Question

The electron in a hydrogen atom makes a transition \[{n_1} \to {n_2}\], where \[{n_1}\] and \[{n_2}\] are the principal quantum numbers of the two energy states. Assume Bohr's model to be valid. The time period of the electron in the initial state is eight times that in the final state. What are the possible values of \[{n_1}\] and \[{n_2}\]?

Answer 1

Hint:Before calculating the \[{n_1}\] and \[{n_2}\] values, you should know the relation between time period and orbit of the electron. We all know the time period is equal to the revolution taking per frequency. So we can use this relation to obtain the values of \[{n_1}\] and \[{n_2}\].

Formula used:
\[T = \dfrac{1}{f} \propto {n^3}\]
Where, \[T\] - is the time period,
\[f\] -frequency
\[n\] -number of orbitals


Complete step by step solution:
The period for the \[{n_1}\] th orbitals electron is written as,
\[{T_1} = \dfrac{1}{{{f_1}}} \propto {n_1}^3\]
The period for the \[{n_2}\] th orbitals electron is written as,
\[{T_2} = \dfrac{1}{{{f_2}}} \propto {n_2}^3\]
Hence, divide the two time period, we get
\[\dfrac{{{T_1}}}{{{T_2}}} = \dfrac{{n_1^3}}{{n_2^3}}\]
The time period for \[{n_1}\] orbital is \[8\] times greater than the \[{n_2}\] orbital. So we can write the relation as,
\[{T_1} = 8{T_2}\],
Substitute the relation into the equation means, we can get,
\[8 = {(\dfrac{{{n_1}}}{{{n_2}}})^3}\]
\[ \Rightarrow {n_1} = 2{n_2}\]
The possible values of \[{n_1}\] and \[{n_2}\] are, \[{n_1} = 2;{n_2} = 1\], \[{n_1} = 4;{n_2} = 2\], \[{n_1} = 6;{n_2} = 3\] and so on.

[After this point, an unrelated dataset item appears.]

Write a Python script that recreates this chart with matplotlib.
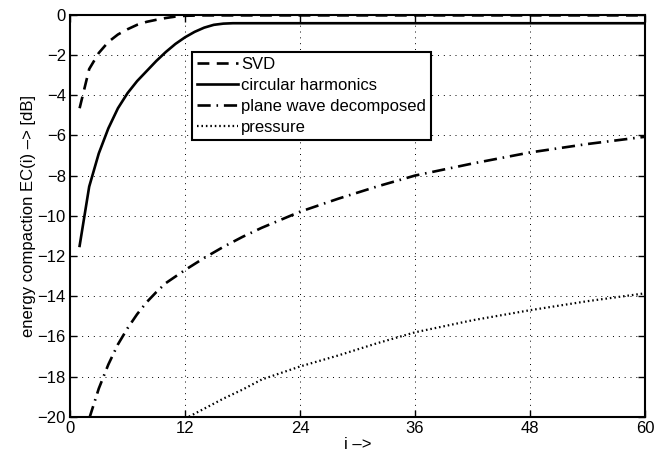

Note: From Bohr's model of the hydrogen atom, easily calculate the time period taken to complete the one rotation of the electron. The time period is calculated from the simple formula, the time period is equal to the total distance covered divided by the velocity of the electron. From this formula also we can easily calculate the time period of Bohr's orbit. The time it takes to complete one rotation to the electron is \[1.6 \times {10^{ - 16}}\] seconds.